Not only that, the reduction in oil use resulting from the carbon price would be nearly six times as great as the oil supply from the proposed pipeline from Canada, rendering the pipeline superfluous, according to economic models driven by a slowly rising carbon price.”
It’s of course a little more complex than this (just a bit).
But it is clear now, after a decade or more of debate, that we now know that emissions trading simply will not work. Technology will help, but it won’t save us.
A GHG tax/fee is the only way to go. Now we know this, and all (sane people) seem to agree on it we need to begin exploring just how this will work, whom it will affect and how technology can help us overcome the hurdles.
I know work has been done on this, plenty of it. But we need more. Smart companies should support some serious research into consequences of carbon taxation.
BP always used to want to be seen to be progressive. Why not support further, well-publicised research into this? If Harvard are working on this, then why not help them financially? (BP has gone quiet on all this recently, if you search their website for “carbon tax” there are no statements to be found post 2008 at a senior level)
Exxon were saying upstream carbon taxes were they way to go back in 2007. Here’s a quote from a piece I wrote on this five years ago:
“Exxon is in favour of what it calls “upstream cap and trade” of carbon emissions, where the “cost” of carbon-rich fuel sources would be paid at the point of its extraction, before the carbon was released into the atmosphere.

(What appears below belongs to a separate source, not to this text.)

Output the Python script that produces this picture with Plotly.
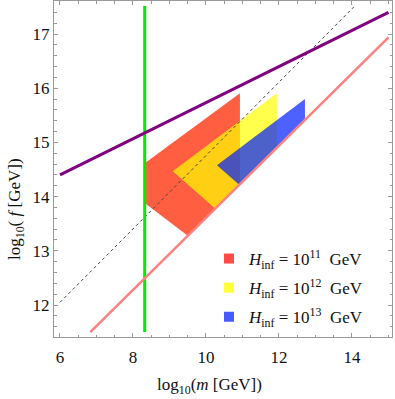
import plotly.graph_objects as go

# ---- data ----
red_m = [8.33, 8.33, 9.50, 10.93, 10.93]
red_f = [14.62, 13.88, 13.28, 14.23, 15.91]
yellow_m = [9.09, 10.25, 11.94, 11.94]
yellow_f = [14.47, 13.78, 14.90, 15.91]
blue_m = [10.30, 10.91, 12.71, 12.71]
blue_f = [14.58, 14.22, 15.42, 15.80]

purple_m = [6.0, 15.0]
purple_f = [14.40, 17.40]
pink_m = [6.83, 15.0]
pink_f = [11.50, 16.94]
dashed_m = [6.0, 14.05]
dashed_f = [12.05, 17.50]
green_m = [8.32, 8.32]
green_f = [11.50, 17.52]

legend_labels = ["<i>H</i><sub>inf</sub> = 10<sup>11</sup>&nbsp; GeV",
                 "<i>H</i><sub>inf</sub> = 10<sup>12</sup>&nbsp; GeV",
                 "<i>H</i><sub>inf</sub> = 10<sup>13</sup>&nbsp; GeV"]

x_ticks = [6, 8, 10, 12, 14]
y_ticks = [12, 13, 14, 15, 16, 17]

FONT = "Liberation Serif"
red_c = "rgba(255,40,0,0.75)"
yel_c = "rgba(255,255,0,0.70)"
blu_c = "rgba(0,30,255,0.70)"

fig = go.Figure()
for m, f, c in [(red_m, red_f, red_c), (yellow_m, yellow_f, yel_c), (blue_m, blue_f, blu_c)]:
    fig.add_trace(go.Scatter(x=m + [m[0]], y=f + [f[0]], mode="lines", fill="toself",
                             fillcolor=c, line=dict(width=0), showlegend=False,
                             hoverinfo="skip"))

fig.add_trace(go.Scatter(x=dashed_m, y=dashed_f, mode="lines",
                         line=dict(color="#444444", width=1, dash="3px,3px"), showlegend=False))
fig.add_trace(go.Scatter(x=green_m, y=green_f, mode="lines",
                         line=dict(color="#00EE00", width=3), showlegend=False))
fig.add_trace(go.Scatter(x=pink_m, y=pink_f, mode="lines",
                         line=dict(color="#FF8080", width=2.5), showlegend=False))
fig.add_trace(go.Scatter(x=purple_m, y=purple_f, mode="lines",
                         line=dict(color="#800080", width=3), showlegend=False))

for i, (lab, c) in enumerate(zip(legend_labels,
                                 ["rgba(255,75,70,1)", "rgba(255,255,60,1)", "rgba(70,90,255,1)"])):
    fig.add_trace(go.Scatter(x=[None], y=[None], mode="markers", name=lab, legendgroup=f"g{i}",
                             marker=dict(symbol="square", size=10, color=c)))

axis_common = dict(showgrid=False, zeroline=False, showline=True, linecolor="#999999",
                   linewidth=1, mirror="ticks", ticks="inside", tickcolor="#999999",
                   ticklen=4, tickfont=dict(family=FONT, size=17, color="#111111"))

fig.update_xaxes(range=[5.836, 15.096], tickvals=x_ticks, ticklabelstandoff=5,
                 minor=dict(dtick=0.5, ticks="inside", ticklen=2.5, tickcolor="#999999"),
                 **axis_common)
fig.update_yaxes(range=[11.41, 17.61], tickvals=y_ticks,
                 minor=dict(dtick=0.2, ticks="inside", ticklen=2.5, tickcolor="#999999"),
                 **axis_common)

fig.add_annotation(text="log<sub>10</sub>(<i>m</i> [GeV])", xref="paper", yref="paper",
                   x=(209 - 54) / 338, y=-(386 - 337) / 336, showarrow=False,
                   xanchor="center", yanchor="middle",
                   font=dict(family=FONT, size=17, color="#111111"))
fig.add_annotation(text="log<sub>10</sub>( <i>f</i> [GeV])", xref="paper", yref="paper",
                   x=-(54 - 16) / 338, y=(337 - 209) / 336, showarrow=False, textangle=-90,
                   xanchor="center", yanchor="middle",
                   font=dict(family=FONT, size=17, color="#111111"))

fig.update_layout(width=395, height=399, margin=dict(l=54, r=3, t=1, b=62),
                  plot_bgcolor="white", paper_bgcolor="white",
                  legend=dict(x=(209 - 54) / 338, y=(337 - 241) / 336, xanchor="left",
                              yanchor="top", bgcolor="rgba(0,0,0,0)",
                              font=dict(family=FONT, size=17, color="#111111"),
                              itemwidth=30, tracegroupgap=4))

fig.write_html("out.html", config={"displayModeBar": False},
               post_script="document.body.style.margin='0px';document.body.style.overflow='hidden';")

This might be when coal is mined or sold, or when petrol is refined from crude oil. Governments would have to think about a “price cap” to protect the industry, and allow businesses to pass on the costs to consumers, Exxon says.
Exxon’s proposed solution, when compared with the EU’s “downstream” cap and trade system – where companies pay to emit carbon dioxide as they emit it – would operate more genuinely “like a carbon tax” and fix the price of carbon, says the company. According to Exxon, this avoids the problems of working out emissions caps sector by sector as in the EU’s downstream system.”
Of course Exxon and Hansen will no doubt disagree on who pays: the company or the consumer. How that plays out remains to be seen.
Better to start having that debate than continue kidding ourselves with emissions trading nonsense.